Wer heute zu den Digital Natives zählt, wird umgeben von On-Demand-Services. Ob Film oder Pizza, Dating, Musik oder Klei­dung – die Digi­ta­li­sie­rung erlaubt der Mehr­heits­ge­sell­schaft Frei­heiten, die zwar zum Teil auf dem Rücken von anderen ausge­tragen werden, man denke nur mal an dieje­nigen, die die ganzen Pakete liefern, die händisch Fakes, Hate und Schlim­meres auf Social Media und Rating-Platt­formen mode­rieren“. Doch entschei­dender für die Konsu­mie­renden ist das Gefühl, alles zu jeder Zeit haben können, alles zu jeder Zeit kündigen können. Kaum noch Commit­ment“.

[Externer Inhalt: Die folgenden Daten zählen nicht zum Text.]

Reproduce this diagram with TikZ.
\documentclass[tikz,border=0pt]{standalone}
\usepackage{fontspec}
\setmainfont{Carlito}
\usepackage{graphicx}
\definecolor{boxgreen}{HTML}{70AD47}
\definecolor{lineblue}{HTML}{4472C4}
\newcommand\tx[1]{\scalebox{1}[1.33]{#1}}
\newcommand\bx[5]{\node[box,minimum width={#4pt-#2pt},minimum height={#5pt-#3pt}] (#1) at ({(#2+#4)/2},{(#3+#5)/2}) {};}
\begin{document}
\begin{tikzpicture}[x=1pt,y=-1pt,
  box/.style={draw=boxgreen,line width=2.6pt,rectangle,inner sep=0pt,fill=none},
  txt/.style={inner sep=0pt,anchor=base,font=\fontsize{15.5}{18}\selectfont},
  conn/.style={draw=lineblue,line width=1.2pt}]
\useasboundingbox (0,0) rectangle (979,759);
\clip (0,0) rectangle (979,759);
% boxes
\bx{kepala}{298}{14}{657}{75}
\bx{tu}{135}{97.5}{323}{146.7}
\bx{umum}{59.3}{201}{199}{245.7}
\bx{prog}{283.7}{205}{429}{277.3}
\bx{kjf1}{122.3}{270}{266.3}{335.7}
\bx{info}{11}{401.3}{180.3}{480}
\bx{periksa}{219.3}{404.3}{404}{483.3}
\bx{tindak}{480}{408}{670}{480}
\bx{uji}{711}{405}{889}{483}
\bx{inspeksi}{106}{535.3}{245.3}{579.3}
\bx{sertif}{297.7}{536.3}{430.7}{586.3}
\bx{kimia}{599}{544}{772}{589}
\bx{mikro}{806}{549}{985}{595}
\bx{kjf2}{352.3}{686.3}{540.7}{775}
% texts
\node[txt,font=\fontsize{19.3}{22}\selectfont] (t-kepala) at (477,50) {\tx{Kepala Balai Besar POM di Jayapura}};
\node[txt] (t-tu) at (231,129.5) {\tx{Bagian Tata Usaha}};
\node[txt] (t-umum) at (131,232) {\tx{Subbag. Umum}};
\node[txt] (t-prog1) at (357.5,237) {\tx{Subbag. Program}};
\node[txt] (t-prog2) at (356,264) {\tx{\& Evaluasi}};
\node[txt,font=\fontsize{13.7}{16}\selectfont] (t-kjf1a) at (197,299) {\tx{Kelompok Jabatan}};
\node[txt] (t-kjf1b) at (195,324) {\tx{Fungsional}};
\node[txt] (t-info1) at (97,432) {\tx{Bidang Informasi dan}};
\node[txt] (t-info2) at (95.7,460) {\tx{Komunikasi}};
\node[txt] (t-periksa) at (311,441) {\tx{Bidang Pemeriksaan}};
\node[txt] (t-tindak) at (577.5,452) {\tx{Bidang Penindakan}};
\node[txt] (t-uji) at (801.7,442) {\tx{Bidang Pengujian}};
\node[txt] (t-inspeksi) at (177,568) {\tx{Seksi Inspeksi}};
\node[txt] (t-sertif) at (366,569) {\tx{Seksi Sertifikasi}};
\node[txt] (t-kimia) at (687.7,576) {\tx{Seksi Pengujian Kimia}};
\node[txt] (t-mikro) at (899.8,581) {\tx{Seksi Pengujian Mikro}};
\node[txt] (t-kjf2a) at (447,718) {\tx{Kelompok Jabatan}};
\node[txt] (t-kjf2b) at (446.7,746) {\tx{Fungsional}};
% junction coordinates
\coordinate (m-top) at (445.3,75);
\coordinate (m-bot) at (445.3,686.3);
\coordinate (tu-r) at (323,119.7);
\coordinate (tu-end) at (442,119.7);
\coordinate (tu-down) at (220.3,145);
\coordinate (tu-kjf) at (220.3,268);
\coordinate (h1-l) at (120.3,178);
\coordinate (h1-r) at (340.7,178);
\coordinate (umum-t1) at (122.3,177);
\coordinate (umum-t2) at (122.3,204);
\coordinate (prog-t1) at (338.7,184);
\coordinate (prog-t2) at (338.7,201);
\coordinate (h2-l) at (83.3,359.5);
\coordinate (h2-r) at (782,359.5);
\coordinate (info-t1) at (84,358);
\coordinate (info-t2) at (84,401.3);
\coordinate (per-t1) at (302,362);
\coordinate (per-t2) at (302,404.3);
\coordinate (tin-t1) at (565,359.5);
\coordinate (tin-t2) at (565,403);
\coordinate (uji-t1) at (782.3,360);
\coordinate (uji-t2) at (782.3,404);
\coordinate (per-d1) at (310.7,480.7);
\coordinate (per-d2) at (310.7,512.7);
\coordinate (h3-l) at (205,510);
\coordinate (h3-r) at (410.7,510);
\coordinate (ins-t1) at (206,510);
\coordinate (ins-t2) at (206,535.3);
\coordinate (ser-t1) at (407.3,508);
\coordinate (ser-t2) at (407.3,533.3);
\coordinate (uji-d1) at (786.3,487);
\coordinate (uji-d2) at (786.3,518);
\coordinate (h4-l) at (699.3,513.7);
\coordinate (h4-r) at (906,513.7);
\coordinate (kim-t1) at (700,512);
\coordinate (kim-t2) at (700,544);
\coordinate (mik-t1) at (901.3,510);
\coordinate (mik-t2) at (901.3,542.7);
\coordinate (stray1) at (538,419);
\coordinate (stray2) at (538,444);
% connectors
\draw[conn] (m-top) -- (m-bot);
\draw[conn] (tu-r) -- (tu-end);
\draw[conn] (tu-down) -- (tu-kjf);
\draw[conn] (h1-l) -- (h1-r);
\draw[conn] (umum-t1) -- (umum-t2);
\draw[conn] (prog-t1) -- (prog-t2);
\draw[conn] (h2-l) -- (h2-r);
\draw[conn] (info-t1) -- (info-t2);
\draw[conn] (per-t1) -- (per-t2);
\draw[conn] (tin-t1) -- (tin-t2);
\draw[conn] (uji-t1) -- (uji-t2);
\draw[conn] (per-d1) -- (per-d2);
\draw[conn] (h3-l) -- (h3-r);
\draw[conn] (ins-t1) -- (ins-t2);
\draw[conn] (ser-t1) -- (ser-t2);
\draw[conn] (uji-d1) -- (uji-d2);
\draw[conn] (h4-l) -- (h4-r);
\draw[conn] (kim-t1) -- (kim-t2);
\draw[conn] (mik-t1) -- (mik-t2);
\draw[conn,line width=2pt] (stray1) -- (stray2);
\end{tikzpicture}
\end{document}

Wahl nach Gewohn­heit – nicht mit der Gene­ra­tion Z

Und die Politik? Die dies­jäh­rige Präsen­ta­tion der Parteien war vor allem geprägt von inhalt­lich-irrele­vanten Klei­nig­keiten. Langsam finden sich zwar erste program­ma­ti­sche Ausein­an­der­set­zungen mit gewisser Substanz, doch zur Lebens­rea­lität der Gene­ra­tion Z passen diese nicht. Da reicht schon ein Blick in die Diskus­sionen der Akteur*innen in Talk­shows, Twitter oder auch analog am Wahl­kampf­stand. Von Ideo­lo­gien und Erbschlei­cherei wird geredet, erst jüngst bei der Union.

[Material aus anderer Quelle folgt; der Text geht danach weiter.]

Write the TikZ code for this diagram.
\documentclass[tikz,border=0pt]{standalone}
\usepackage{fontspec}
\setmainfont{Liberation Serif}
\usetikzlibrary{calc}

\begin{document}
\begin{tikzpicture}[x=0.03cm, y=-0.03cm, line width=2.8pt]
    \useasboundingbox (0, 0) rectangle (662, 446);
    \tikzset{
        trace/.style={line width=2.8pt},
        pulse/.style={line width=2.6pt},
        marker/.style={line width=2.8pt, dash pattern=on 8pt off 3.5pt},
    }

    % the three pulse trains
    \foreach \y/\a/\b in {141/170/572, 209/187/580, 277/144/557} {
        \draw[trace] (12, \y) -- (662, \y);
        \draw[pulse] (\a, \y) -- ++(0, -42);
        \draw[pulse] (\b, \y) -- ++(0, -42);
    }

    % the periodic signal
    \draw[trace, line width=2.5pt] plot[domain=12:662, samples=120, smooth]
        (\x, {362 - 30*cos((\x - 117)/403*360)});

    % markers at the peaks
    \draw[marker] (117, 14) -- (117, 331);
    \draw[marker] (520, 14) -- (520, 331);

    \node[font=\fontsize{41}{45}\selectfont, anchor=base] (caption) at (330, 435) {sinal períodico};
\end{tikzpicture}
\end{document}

Solche Warnungen entspringen einem Denk­muster aus dem letzten Jahr­hun­dert: Ich wähle Partei ABC, weil Das habe ich schon immer so gemacht. Und meine Eltern auch.“ Das mag wahr sein. Wohl nicht ohne Grund konnte sich die Amts­in­ha­berin 16 Jahre im Amt halten. Gut möglich aber, dass dies die letzte große Polit-Ära einer einzelnen Person war. 16 Jahre Baer­bock oder Scholz als Kanzler*in? Heute schwer vorstellbar – denn die Jungen wollen und können sich kaum noch fest­legen.

Umso mehr sind die Parteien gezwungen, über­zeu­gende Wahl­pro­gramme zu entwerfen. Heut­zu­tage wird viel mehr disku­tiert, hinter­fragt, gelacht. Das ist gut so, denn der Zeit­geist wandelt sich. Dieser frische Wind bläst die Stammwähler*innen langsam aber sicher weg und bringt zuneh­mend Wechselwähler*innen mit sich. Faktoren wie die Brief­wahl sowie eine Libe­ra­li­sie­rung in der Gesell­schaft verstärken diesen Effekt.

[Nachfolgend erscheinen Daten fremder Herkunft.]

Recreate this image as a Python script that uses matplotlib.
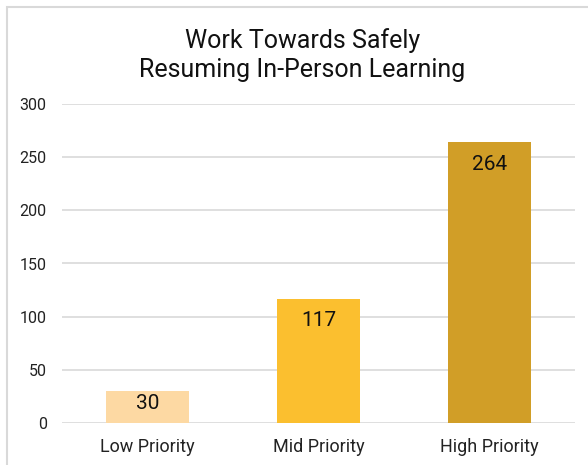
import matplotlib
matplotlib.use("Agg")
from matplotlib import pyplot as plt
from matplotlib.patches import Rectangle

plt.rcParams["font.family"] = ["Roboto", "DejaVu Sans"]

categories = ["Low Priority", "Mid Priority", "High Priority"]
values = [30, 117, 264]
colors = ["#fdd9a3", "#fbbf2f", "#d19e27"]
yticks = [0, 50, 100, 150, 200, 250, 300]

fig = plt.figure(figsize=(5.88, 4.65), dpi=100)

# light frame around the chart (runs off the right and bottom edges)
fig.patches.append(Rectangle((7 / 588, -0.1), 1.2, 1 - 7 / 465 + 0.1,
                             transform=fig.transFigure, fill=False,
                             edgecolor="#d9d9d9", linewidth=1.5))

ax = fig.add_axes([62 / 588, 1 - 423 / 465, (575 - 62) / 588, (423 - 104) / 465])
x = range(len(categories))
bars = ax.bar(x, values, width=0.485, color=colors, zorder=3)

for b, v in zip(bars, values):
    # short bars get the label closer to the top
    off = -9 if v > 50 else -2
    ax.annotate(str(v), (b.get_x() + b.get_width() / 2, v), xytext=(0, off),
                textcoords="offset points", ha="center", va="top",
                fontsize=15, color="#111111", zorder=4)

ax.set_xlim(-0.5, 2.5)
ax.set_ylim(0, 300)
ax.set_yticks(yticks)
ax.set_xticks(list(x))
ax.set_xticklabels(categories, fontsize=13, color="#222222")
ax.tick_params(axis="y", length=0, pad=11, labelsize=11.5, labelcolor="#222222")
ax.tick_params(axis="x", length=0, pad=11)
ax.grid(axis="y", color="#d9d9d9", linewidth=1.2, zorder=0)
for s in ax.spines.values():
    s.set_visible(False)

fig.text(0.514, 1 - 55 / 465, "Work Towards Safely\nResuming In-Person Learning",
         ha="center", va="center", fontsize=18, color="#111111", linespacing=1.3)

fig.savefig("out.png", dpi=100)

Haltung zeigen, Profile schärfen

Die poli­ti­sche Land­schaft muss also erstens mit der neuen Norma­lität leben, dass Stabi­lität bei künf­tigen Koali­ti­ons­bil­dungen ein Luxusgut wird. Volks­par­teien mit mehr als 20 Prozent gibt es kaum noch. Auf den Arbeiter, die Mittel­stands­fa­milie oder die Atom­kraft­geg­nerin ist kein Verlass mehr. Nie war der Ausgang einer Bundes­tags­wahl so offen wie dieses Mal, nie gab es in der Theorie mehr Farb­spiele.

Zwei­tens müssen sich die Parteien die Frage stellen, wie ihre Ziel­gruppen aussehen. Denn es werden immer mehr Menschen, die alles zu jeder Zeit kriegen können, expe­ri­men­tier­freudig wie poli­ti­siert sind und keine Kreuz­chen-Tradi­tionen mehr hegen. Die Konse­quenz darf nicht darin liegen, das eigene Wahl­pro­gramm so schwammig wie nur irgendwie möglich zu formu­lieren, um möglichst viele anzu­spre­chen. So etwas über­zeugt nicht. Viel mehr sollten über­zeu­gende Vorschläge mit erkenn­barer Haltung gemacht werden, wie das Land künftig gestaltet werden soll. Die Themen und Anliegen mögen viel­leicht dieselben bleiben, aber heute ist man aufge­klärter und offener denn je. Gene­ra­tion Null Commit­ment kommt. Die Parteien täten gut daran, in ihren Programmen über­holte Denk­muster zu über­winden und statt­dessen den Wechselwähler*Innen klare und über­zeu­gende Profile zu präsen­tieren.